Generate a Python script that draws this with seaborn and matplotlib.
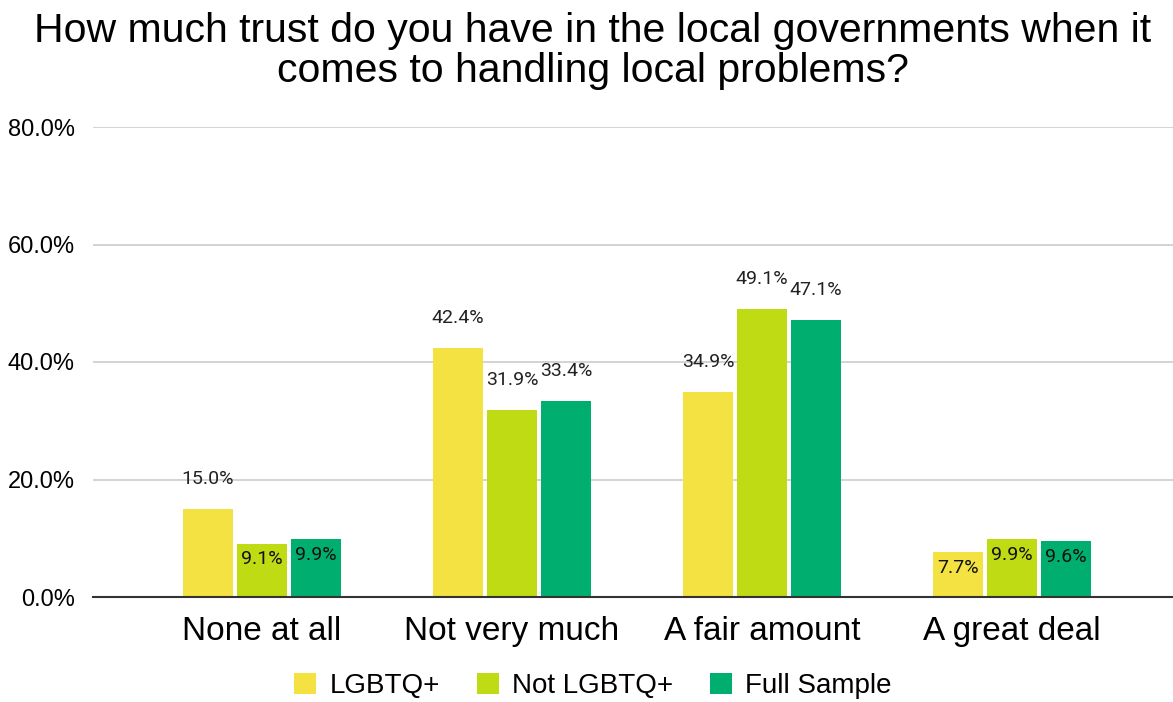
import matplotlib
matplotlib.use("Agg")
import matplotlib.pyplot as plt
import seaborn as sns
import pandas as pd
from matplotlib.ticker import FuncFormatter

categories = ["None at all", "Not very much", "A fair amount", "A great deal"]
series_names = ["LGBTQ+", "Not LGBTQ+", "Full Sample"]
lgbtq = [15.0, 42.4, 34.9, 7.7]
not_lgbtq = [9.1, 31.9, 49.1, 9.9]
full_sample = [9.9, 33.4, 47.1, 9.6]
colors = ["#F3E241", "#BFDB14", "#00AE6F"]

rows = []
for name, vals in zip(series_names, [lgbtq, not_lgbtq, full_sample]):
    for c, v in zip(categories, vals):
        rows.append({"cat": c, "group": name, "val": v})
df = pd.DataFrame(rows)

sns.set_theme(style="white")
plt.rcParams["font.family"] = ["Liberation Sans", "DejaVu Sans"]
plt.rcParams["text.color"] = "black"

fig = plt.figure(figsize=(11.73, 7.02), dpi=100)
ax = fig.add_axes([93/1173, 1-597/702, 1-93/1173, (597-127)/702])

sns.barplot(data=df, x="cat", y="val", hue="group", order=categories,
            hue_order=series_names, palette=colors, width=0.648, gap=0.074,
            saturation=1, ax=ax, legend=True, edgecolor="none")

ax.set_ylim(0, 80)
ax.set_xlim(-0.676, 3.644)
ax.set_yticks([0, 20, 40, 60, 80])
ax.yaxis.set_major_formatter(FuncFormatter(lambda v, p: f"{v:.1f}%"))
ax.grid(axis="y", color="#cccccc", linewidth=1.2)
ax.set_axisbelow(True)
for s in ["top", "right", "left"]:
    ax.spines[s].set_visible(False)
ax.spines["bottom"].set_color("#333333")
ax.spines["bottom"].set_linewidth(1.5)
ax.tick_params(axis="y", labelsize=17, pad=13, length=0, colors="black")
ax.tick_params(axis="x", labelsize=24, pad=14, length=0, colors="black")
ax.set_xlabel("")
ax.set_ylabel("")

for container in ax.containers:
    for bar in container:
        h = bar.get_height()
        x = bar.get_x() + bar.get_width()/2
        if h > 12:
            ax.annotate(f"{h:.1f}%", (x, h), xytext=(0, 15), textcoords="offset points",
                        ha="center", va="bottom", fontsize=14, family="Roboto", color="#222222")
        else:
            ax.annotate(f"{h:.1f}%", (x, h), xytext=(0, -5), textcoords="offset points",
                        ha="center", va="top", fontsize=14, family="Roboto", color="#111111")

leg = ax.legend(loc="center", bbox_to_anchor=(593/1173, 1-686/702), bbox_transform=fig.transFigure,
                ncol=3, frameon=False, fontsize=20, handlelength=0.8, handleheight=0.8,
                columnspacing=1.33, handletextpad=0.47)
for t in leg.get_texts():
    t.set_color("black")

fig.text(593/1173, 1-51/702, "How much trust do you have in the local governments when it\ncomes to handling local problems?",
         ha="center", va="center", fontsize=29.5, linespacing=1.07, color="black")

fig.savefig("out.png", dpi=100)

Goal of the exercise: From the first line above through the line containing "from matplotlib.ticker import FuncFormatter", copy everything exactly, without the pictures.

Solution for this exercise:
Generate a Python script that draws this with seaborn and matplotlib.
import matplotlib
matplotlib.use("Agg")
import matplotlib.pyplot as plt
import seaborn as sns
import pandas as pd
from matplotlib.ticker import FuncFormatter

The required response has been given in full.